Son situaciones anómalas y paradójicas fruto del desarrollo de lo que desde mediados del siglo XIX denominamos Estado de Bienestar y que la actual crisis económica seguramente nos hará reconsiderar. Lo que debería ser un aparato administrativo ejemplar y diligente al servicio de la comunidad ha devenido, con el paso de los años, en una elefantiásica estructura funcionarial, ajena a los criterios de eficacia, rentabilidad y ahorro, que, escudada en conceptos injustos y discriminatorios como "derechos adquiridos" o "plaza en propiedad", han convertido al Estado en rehén de sus intereses y a los ciudadanos autónomos y clases trabajadoras en atemorizados patrocinadores de su privilegiado estatus. La coerción pasó del ámbito del señorío feudal al "imperio de la ley", dictado, regulado y administrado por sus grandes beneficiarios: los servidores públicos.
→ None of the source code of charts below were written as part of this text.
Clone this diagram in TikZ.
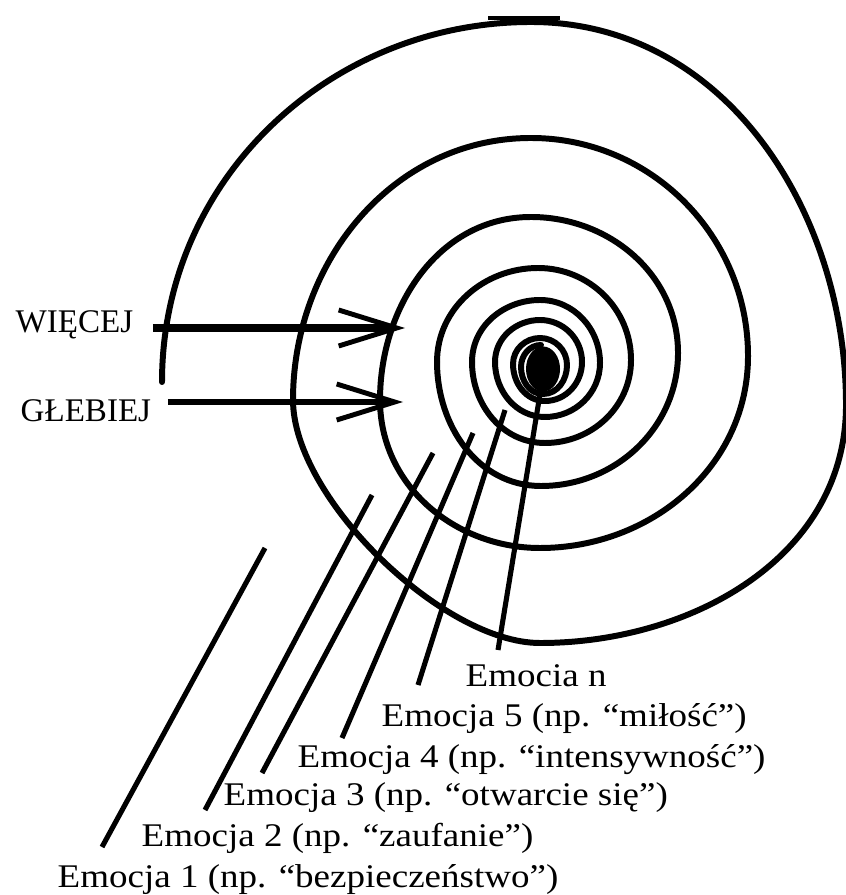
\documentclass[tikz,border=0pt]{standalone}
\usepackage{fontspec}
\setmainfont{Liberation Serif}
\newfontfamily\etiqfont{Liberation Serif}[FakeStretch=1.12]
\usetikzlibrary{arrows.meta,calc}

\begin{document}
\begin{tikzpicture}[x=0.01cm, y=0.01cm,
    espiral/.style={line width=1.7pt, line cap=round},
    guia/.style={line width=1.45pt},
    emocja/.style={anchor=base west, inner sep=0pt, font=\etiqfont\fontsize{9.4}{11}\selectfont},
    lado/.style={anchor=base west, inner sep=0pt, font=\fontsize{9.4}{11}\selectfont},
    flecha/.style={-{Straight Barb[length=0.58cm, width=0.36cm, line width=1.4pt]}}]
    \useasboundingbox (0,0) rectangle (845,-895);

    % Puntos extremos de la espiral (izq., arriba, der., abajo, ...)
    \foreach \x/\y [count=\i from 0] in {162/382, 531/22, 846/405, 540/643,
        293/400, 531/138, 748/356, 540/548, 380/400, 531/217, 678/353, 541/486,
        437/362, 538/268, 631/360, 545/443, 472/362, 540/300, 600/363, 545/417,
        495/362, 540/320, 582/362, 545/401, 513/364, 540/338, 567/365, 543/394,
        521/367, 541/345, 561/367}
        \coordinate (s\i) at (\x,-\y);

    % Espiral, un cuarto de vuelta por tramo
    \foreach \i in {0,...,28} {
        \pgfmathtruncatemacro\sig{\i+1}
        \pgfmathtruncatemacro\salida{90-90*mod(\i,4)}
        \pgfmathtruncatemacro\entrada{\salida+90}
        \pgfmathsetmacro\suelto{\i==3 ? 0.72 : 1}
        \draw[espiral] (s\i) to[out=\salida, in=\entrada, looseness=\suelto] (s\sig);
    }
    \fill (543,-369) ellipse [x radius=0.17cm, y radius=0.225cm];
    \draw[line width=1pt] (488,-18) -- (560,-18);

    % Flechas de la izquierda
    \node[lado] (wiecej) at (15,-333) {WIĘCEJ};
    \node[lado] (glebiej) at (20,-422) {GŁEBIEJ};
    \coordinate (pw) at (405,-328);
    \coordinate (pg) at (403,-402);
    \draw[flecha, line width=2.3pt] ($(wiecej.east |- pw)+(19,0)$) -- (pw);
    \draw[flecha, line width=1.85pt] ($(glebiej.east |- pg)+(16,0)$) -- (pg);

    % Emociones
    \node[emocja] (en) at (465,-686) {Emocia n};
    \node[emocja] (e5) at (381,-726) {Emocja 5 (np. “miłość”)};
    \node[emocja] (e4) at (297,-767) {Emocja 4 (np. “intensywność”)};
    \node[emocja] (e3) at (223,-805) {Emocja 3 (np. “otwarcie się”)};
    \node[emocja] (e2) at (141,-846) {Emocja 2 (np. “zaufanie”)};
    \node[emocja] (e1) at (57,-887) {Emocja 1 (np. “bezpieczeństwo”)};

    % Líneas guía hacia la espiral
    \coordinate (ce1) at (265,-548);
    \coordinate (ce2) at (372,-495);
    \coordinate (ce3) at (433,-453);
    \coordinate (ce4) at (473,-433);
    \coordinate (ce5) at (505,-410);
    \coordinate (cen) at (541,-388);
    \foreach \e/\dx/\dy in {e1/45/40, e2/64/36, e3/39/32, e4/45/29, e5/37/41, en/33/36}
        \draw[guia] ([shift={(\dx,\dy)}]\e.base west) -- (c\e);
\end{tikzpicture}
\end{document}
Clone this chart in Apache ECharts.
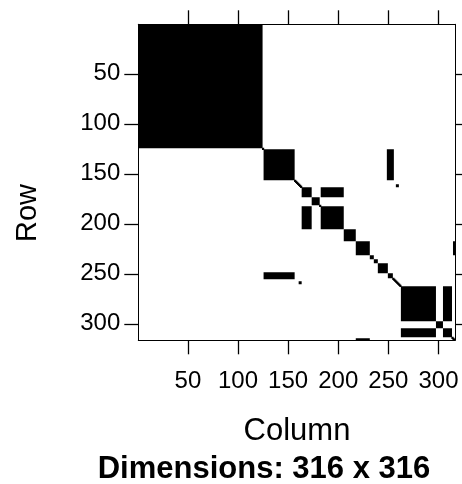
<!DOCTYPE html>
<html>
<head>
<meta charset="utf-8">
<script src="https://cdn.jsdelivr.net/npm/echarts@6/dist/echarts.min.js"></script>
<style>html,body{margin:0;padding:0;background:#fff}#c{width:462px;height:484px}</style>
</head>
<body>
<div id="c"></div>
<script>
// Matrix dimension
const nDim = 316;
// Tick values / labels
const tickValues = [50, 100, 150, 200, 250, 300];
const tickLabels = ['50', '100', '150', '200', '250', '300'];
// Dense diagonal blocks [start, end] (rows = cols)
const diagBlockStart = [1, 126, 164, 174, 183, 206, 218, 232, 236, 240, 250, 263, 298, 305];
const diagBlockEnd   = [124, 156, 173, 181, 205, 217, 231, 235, 239, 249, 254, 297, 304, 313];
// Single diagonal entries
const diagSingles = [125, 157, 158, 159, 160, 161, 162, 163, 182, 255, 256, 257, 258, 259, 260, 261, 262, 314, 315, 316];
// Off-diagonal blocks (upper triangle), mirrored by symmetry
const offRowStart = [164, 126, 161, 263, 218];
const offRowEnd   = [173, 156, 163, 297, 231];
const offColStart = [183, 249, 258, 305, 315];
const offColEnd   = [205, 255, 260, 313, 316];

const title = 'Dimensions: 316 x 316';
const xName = 'Column';
const yName = 'Row';

// Build rectangle list [r0, r1, c0, c1, isSingle]
const rects = [];
diagBlockStart.forEach((s, i) => rects.push([s, diagBlockEnd[i], s, diagBlockEnd[i], 0]));
diagSingles.forEach(d => rects.push([d, d, d, d, 1]));
offRowStart.forEach((s, i) => {
  rects.push([s, offRowEnd[i], offColStart[i], offColEnd[i], 0]);
  rects.push([offColStart[i], offColEnd[i], s, offRowEnd[i], 0]);
});

const chart = echarts.init(document.getElementById('c'), null, {renderer: 'canvas'});
const FONT = '"Liberation Sans", Arial, Helvetica, sans-serif';
const gl = 138.3, gt = 24.3, gw = 316.7, gh = 316;
const axisCommon = {
  type: 'value', min: 0.5, max: nDim + 0.5,
  splitLine: {show: false},
  axisLine: {show: true, lineStyle: {color: '#000', width: 1}},
  axisTick: {show: true, inside: false, length: 14, lineStyle: {color: '#000', width: 1.3}, customValues: tickValues},
};
chart.setOption({
  animation: false,
  backgroundColor: '#fff',
  grid: {left: gl, top: gt, width: gw, height: gh, show: false},
  xAxis: [
    Object.assign({}, axisCommon, {position: 'bottom',
      axisLabel: {show: true, customValues: tickValues, formatter: v => tickLabels[tickValues.indexOf(v)], margin: 29, color: '#000', fontSize: 24, fontFamily: FONT}}),
    Object.assign({}, axisCommon, {position: 'top', axisLabel: {show: false}})
  ],
  yAxis: [
    Object.assign({}, axisCommon, {position: 'left', inverse: true,
      axisLabel: {show: true, customValues: tickValues, formatter: v => tickLabels[tickValues.indexOf(v)], margin: 18, color: '#000', fontSize: 24, fontFamily: FONT}}),
    Object.assign({}, axisCommon, {position: 'right', inverse: true, axisLabel: {show: false}})
  ],
  series: [{
    type: 'custom',
    xAxisIndex: 0, yAxisIndex: 0,
    data: rects,
    clip: true,
    renderItem: function (params, api) {
      const r0 = api.value(0), r1 = api.value(1), c0 = api.value(2), c1 = api.value(3);
      const single = api.value(4) === 1;
      const p0 = api.coord([c0 - 0.5, r0 - 0.5]);
      const p1 = api.coord([c1 + 0.5, r1 + 0.5]);
      return {type: 'rect', shape: {x: p0[0], y: p0[1], width: p1[0] - p0[0], height: p1[1] - p0[1]},
        style: single ? {fill: '#000', stroke: '#000', lineWidth: 1.2} : {fill: '#000'}};
    }
  }],
  graphic: [
    {type: 'text', x: 297, y: 431, style: {text: xName, font: '31px ' + FONT, fill: '#000', textAlign: 'center', textVerticalAlign: 'middle'}},
    {type: 'text', x: 28, y: 213, rotation: Math.PI / 2, style: {text: yName, font: '29px ' + FONT, fill: '#000', textAlign: 'center', textVerticalAlign: 'middle'}},
    {type: 'text', x: 264, y: 469, style: {text: title, font: 'bold 31px ' + FONT, fill: '#000', textAlign: 'center', textVerticalAlign: 'middle'}}
  ]
});
</script>
</body>
</html>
Burócratas y funcionarios legislan y sancionan desde sus acomodados despachos, desconociendo en demasiadas ocasiones la penosa realidad del tributario. Es así como una aplicación rigurosa de la prolija legislación vigente paralizaría la actividad productiva y comercial de este país. Por no mencionar las abundantes leyes y los encomiables principios que solo pueden tener vigencia y desarrollo dentro de sus privilegiadas estructuras.
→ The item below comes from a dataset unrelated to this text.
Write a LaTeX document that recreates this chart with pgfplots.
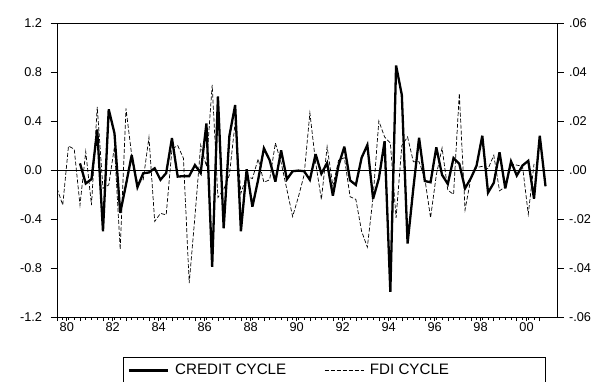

Y aunque no es infrecuente el antagonismo entre cuerpos u organismos funcionariales, es evidente que la permeabilidad y el corporativismo de los poderes legislativo, judicial y ejecutivo, y, en general, de la burocracia estatal o pública, ha generado una casta o nobleza de terno que, en comparación al resto de la ciudadanía, disfruta de prerrogativas, dispensas, inmunidades y ventajas difícilmente justificables. Por eso, es sorprendente (y exasperante) el estoicismo e impavidez con que el resto de la población asume y tolera tanta injusticia y desigualdad. Es posible que algo tenga que ver la expectativa de poder acceder a tan envidiable ocupación. De ahí la pléyade de aspirantes en pos del vitalicio acomodo estatal o público.
El uso, adulteración y mixtificación por las clases dominantes (sindicatos incluidos), de conceptos y principios respetables, ideados para la defensa de los oprimidos, como "salario digno" o "huelga", no es si no el síntoma de que algo no va bien en nuestra sociedad, que contempla, impasible, el oprobio de ver a servidores públicos, como los jueces o las fuerzas policiales, o a clases privilegiadas, como los médicos o pilotos aéreos, ejerciendo el "derecho a la manifestación".
Confiemos en que la actual e inclemente crisis económica (y de principios) también redefina y acote el ámbito y la actuación de tanto "servidor público". La ciudadanía en general y la economía en particular lo agradecerían.